AIM OF THE TASK:
Tally up the lines that include "code" and state that number by itself.
==== RECORDS SHOWN ====
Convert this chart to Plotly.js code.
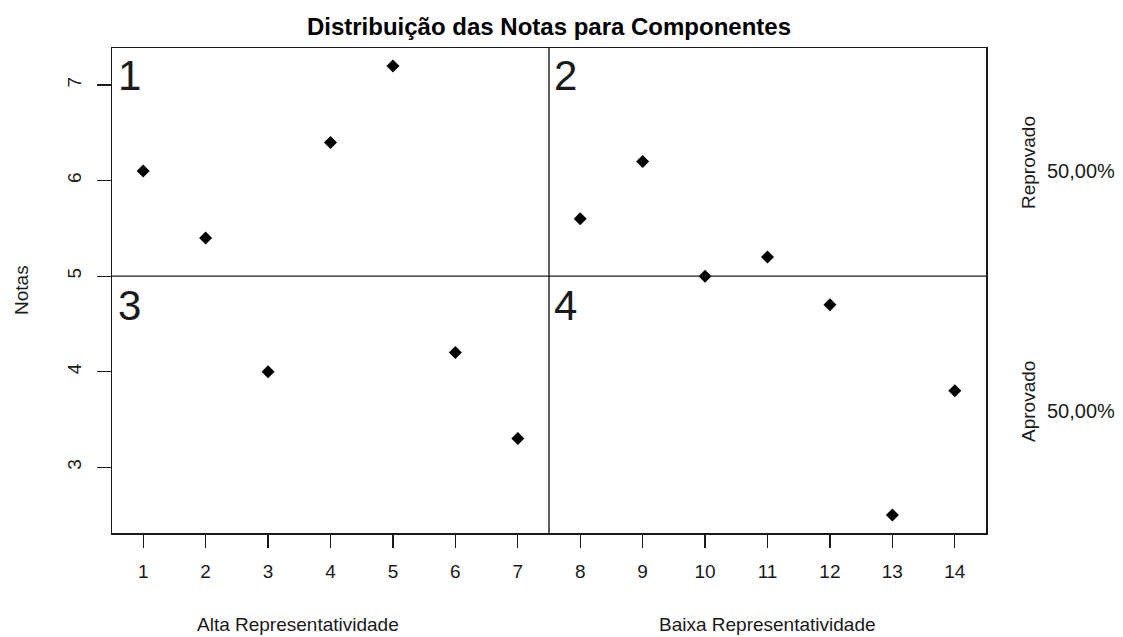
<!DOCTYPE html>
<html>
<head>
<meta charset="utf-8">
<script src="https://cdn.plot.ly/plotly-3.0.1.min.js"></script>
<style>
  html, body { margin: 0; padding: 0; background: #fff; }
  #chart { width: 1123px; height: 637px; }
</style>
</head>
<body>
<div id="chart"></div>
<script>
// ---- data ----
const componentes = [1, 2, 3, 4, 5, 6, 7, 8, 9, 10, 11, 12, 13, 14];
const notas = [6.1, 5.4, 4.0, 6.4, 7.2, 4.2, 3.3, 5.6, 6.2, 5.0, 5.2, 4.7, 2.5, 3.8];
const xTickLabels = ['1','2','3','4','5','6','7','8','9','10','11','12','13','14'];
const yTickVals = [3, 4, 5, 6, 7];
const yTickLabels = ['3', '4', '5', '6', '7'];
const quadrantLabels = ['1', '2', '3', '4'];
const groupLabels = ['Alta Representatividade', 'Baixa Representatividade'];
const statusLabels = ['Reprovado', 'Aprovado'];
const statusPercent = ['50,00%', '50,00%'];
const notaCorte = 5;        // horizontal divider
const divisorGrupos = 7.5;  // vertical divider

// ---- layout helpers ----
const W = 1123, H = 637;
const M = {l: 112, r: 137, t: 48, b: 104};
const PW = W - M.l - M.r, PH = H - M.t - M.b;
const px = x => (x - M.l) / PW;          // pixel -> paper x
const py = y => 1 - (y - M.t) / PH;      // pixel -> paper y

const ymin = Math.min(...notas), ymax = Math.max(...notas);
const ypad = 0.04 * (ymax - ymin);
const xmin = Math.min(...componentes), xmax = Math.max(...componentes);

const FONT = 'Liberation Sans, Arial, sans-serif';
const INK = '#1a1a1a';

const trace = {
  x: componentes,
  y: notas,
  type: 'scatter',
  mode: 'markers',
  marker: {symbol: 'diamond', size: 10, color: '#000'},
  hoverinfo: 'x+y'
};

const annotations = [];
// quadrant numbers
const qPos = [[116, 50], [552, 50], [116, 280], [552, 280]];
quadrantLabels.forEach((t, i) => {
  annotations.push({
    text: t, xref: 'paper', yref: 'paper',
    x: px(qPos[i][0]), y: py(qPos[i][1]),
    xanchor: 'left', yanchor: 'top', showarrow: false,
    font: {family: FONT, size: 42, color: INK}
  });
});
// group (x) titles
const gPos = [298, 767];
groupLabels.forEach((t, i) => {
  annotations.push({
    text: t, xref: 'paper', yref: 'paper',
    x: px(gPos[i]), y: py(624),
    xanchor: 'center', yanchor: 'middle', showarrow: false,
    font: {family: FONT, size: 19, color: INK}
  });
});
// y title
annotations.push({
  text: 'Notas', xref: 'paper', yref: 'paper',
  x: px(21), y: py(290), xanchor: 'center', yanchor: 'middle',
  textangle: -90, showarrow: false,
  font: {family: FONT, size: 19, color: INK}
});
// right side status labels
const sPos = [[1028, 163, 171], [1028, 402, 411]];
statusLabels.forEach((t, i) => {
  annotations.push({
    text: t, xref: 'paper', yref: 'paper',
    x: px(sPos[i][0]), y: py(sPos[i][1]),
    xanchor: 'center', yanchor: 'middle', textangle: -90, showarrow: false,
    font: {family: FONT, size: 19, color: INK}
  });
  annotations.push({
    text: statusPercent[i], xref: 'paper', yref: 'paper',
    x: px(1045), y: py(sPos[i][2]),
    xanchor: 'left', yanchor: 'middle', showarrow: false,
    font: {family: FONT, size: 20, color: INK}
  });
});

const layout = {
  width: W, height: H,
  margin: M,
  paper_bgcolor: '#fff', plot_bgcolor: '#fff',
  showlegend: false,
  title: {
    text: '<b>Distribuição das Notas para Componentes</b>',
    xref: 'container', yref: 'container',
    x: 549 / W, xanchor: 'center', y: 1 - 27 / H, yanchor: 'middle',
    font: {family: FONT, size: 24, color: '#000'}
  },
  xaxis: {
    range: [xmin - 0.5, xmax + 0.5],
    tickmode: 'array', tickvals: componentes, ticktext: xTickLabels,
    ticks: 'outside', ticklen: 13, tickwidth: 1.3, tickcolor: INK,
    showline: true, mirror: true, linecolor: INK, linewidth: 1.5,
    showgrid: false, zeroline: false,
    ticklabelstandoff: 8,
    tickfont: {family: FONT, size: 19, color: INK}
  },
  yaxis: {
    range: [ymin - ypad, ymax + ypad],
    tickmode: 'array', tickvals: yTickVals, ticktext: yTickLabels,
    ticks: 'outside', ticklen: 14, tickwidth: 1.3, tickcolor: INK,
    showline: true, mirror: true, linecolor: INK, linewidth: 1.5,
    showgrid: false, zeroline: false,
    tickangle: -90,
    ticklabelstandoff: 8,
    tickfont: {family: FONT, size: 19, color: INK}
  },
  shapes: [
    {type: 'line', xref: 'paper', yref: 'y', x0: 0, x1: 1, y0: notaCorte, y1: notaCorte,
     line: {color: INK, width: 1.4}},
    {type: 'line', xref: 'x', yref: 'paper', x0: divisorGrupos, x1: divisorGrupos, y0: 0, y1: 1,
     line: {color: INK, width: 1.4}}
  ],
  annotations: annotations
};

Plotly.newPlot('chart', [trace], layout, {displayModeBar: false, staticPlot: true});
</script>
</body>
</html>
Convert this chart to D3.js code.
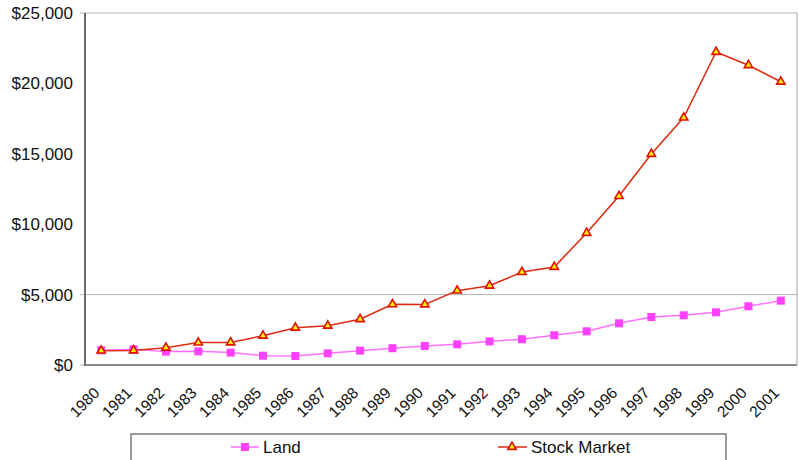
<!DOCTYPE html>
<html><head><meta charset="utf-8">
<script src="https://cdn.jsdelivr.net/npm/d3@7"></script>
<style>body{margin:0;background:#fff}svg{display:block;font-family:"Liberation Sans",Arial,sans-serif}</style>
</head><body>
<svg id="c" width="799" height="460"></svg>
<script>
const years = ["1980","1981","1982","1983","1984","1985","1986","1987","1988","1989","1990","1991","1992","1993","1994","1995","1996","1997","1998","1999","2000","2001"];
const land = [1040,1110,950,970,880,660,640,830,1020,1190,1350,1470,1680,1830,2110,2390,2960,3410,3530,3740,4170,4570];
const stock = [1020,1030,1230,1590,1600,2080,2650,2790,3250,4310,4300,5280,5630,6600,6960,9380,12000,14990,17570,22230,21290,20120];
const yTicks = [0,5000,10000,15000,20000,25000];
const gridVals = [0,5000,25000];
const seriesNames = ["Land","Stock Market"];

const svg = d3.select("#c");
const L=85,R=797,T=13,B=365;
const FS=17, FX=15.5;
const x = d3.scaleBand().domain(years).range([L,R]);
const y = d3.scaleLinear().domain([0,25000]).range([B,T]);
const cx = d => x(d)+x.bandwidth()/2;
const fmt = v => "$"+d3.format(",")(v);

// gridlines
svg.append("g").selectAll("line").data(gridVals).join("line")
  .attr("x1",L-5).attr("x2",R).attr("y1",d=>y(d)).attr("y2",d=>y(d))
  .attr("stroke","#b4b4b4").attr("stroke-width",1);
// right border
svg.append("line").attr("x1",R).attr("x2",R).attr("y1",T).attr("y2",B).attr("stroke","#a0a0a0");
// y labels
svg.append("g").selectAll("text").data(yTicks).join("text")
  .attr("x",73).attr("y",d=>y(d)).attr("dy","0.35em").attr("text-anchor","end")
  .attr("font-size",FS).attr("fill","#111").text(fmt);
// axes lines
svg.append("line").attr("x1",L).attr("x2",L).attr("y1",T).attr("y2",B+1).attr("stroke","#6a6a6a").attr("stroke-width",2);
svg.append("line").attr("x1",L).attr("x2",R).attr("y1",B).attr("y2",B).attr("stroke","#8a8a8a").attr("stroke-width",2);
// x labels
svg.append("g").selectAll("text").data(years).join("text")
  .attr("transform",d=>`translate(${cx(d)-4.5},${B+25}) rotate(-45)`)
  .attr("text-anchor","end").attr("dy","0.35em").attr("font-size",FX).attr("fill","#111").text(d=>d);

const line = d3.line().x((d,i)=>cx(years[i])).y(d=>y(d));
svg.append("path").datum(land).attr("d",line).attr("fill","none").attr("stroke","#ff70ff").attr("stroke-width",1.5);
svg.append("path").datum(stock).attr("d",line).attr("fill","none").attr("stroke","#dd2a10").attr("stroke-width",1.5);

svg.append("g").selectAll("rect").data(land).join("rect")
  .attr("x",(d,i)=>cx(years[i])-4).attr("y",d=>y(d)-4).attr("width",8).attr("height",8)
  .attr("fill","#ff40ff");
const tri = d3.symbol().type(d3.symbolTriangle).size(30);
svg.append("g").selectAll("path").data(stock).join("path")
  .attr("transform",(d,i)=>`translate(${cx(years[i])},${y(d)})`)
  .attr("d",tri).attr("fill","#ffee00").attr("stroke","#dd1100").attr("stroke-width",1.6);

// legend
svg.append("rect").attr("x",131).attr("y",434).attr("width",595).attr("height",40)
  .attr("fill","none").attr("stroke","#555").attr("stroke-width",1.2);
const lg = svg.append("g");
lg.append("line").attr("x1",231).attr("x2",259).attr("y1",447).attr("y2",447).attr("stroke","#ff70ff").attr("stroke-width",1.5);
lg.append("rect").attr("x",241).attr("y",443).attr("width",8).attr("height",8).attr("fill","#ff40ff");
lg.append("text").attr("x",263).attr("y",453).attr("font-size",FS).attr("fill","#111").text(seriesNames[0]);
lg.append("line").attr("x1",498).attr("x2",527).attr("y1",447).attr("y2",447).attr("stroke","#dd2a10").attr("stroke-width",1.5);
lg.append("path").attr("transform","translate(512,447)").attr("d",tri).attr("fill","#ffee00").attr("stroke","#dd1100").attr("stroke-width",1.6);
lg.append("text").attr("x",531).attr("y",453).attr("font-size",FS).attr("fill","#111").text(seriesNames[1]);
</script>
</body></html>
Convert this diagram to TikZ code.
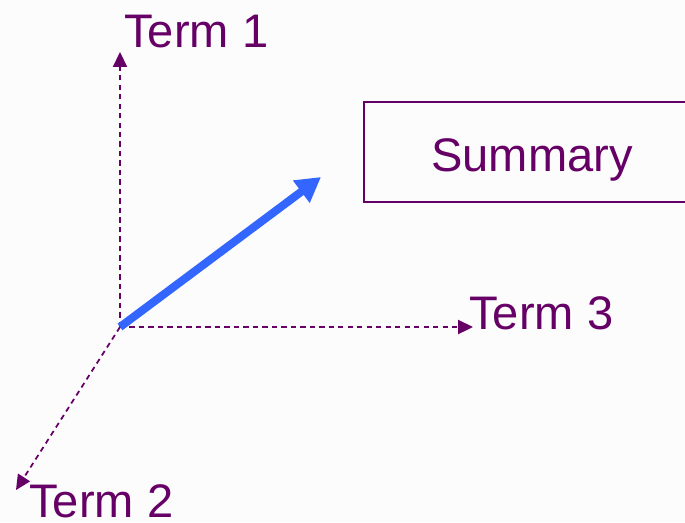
====
RESULT OF THE TASK:
3